🤖 AI Summary
To address the trade-off between information accuracy and response latency in networked large language model (LLM) systems, this paper proposes a joint optimization framework based on a three-tier architecture comprising end users, a central task processor, and multiple groups of topic-specialized LLMs. The framework integrates dynamic task routing, binary classification-based query preprocessing, and multi-model response aggregation to achieve coordinated optimization. Its key contribution is the identification and empirical validation of a novel phenomenon: topic-specialized LLMs with comparable individual performance yield significantly higher accuracy gains under response aggregation. Simulation results demonstrate that the proposed method consistently achieves higher aggregated accuracy than any single constituent model while maintaining low end-to-end latency.
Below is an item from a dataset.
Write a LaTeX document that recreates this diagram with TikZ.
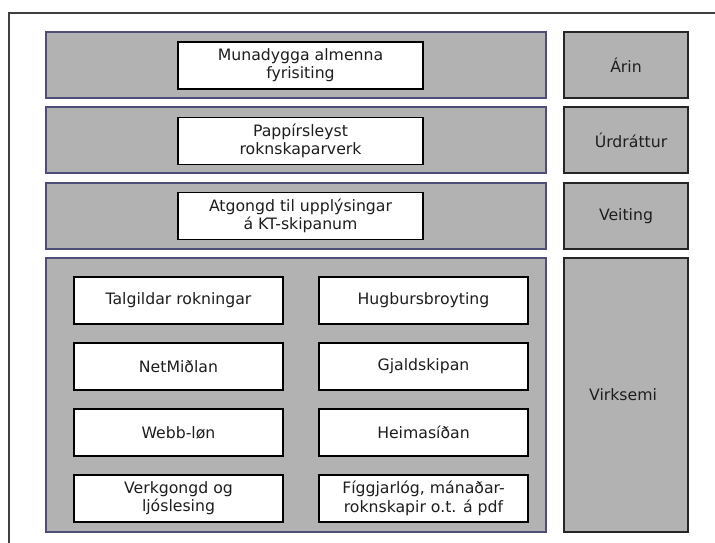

Notably, accuracy improvements are most pronounced when baseline model capabilities are similar—establishing a new paradigm for efficient collaboration within specialized LLM ensembles.
📝 Abstract
Recent advancements in Large Language Models (LLMs) have transformed many fields including scientific discovery, content generation, biomedical text mining, and educational technology. However, the substantial requirements for training data, computational resources, and energy consumption pose significant challenges for their practical deployment. A promising alternative is to leverage smaller, specialized language models and aggregate their outputs to improve overall response quality. In this work, we investigate a networked LLM system composed of multiple users, a central task processor, and clusters of topic-specialized LLMs. Each user submits categorical binary (true/false) queries, which are routed by the task processor to a selected cluster of $m$ LLMs. After gathering individual responses, the processor returns a final aggregated answer to the user. We characterize both the information accuracy and response timeliness in this setting, and formulate a joint optimization problem to balance these two competing objectives. Our extensive simulations demonstrate that the aggregated responses consistently achieve higher accuracy than those of individual LLMs. Notably, this improvement is more significant when the participating LLMs exhibit similar standalone performance.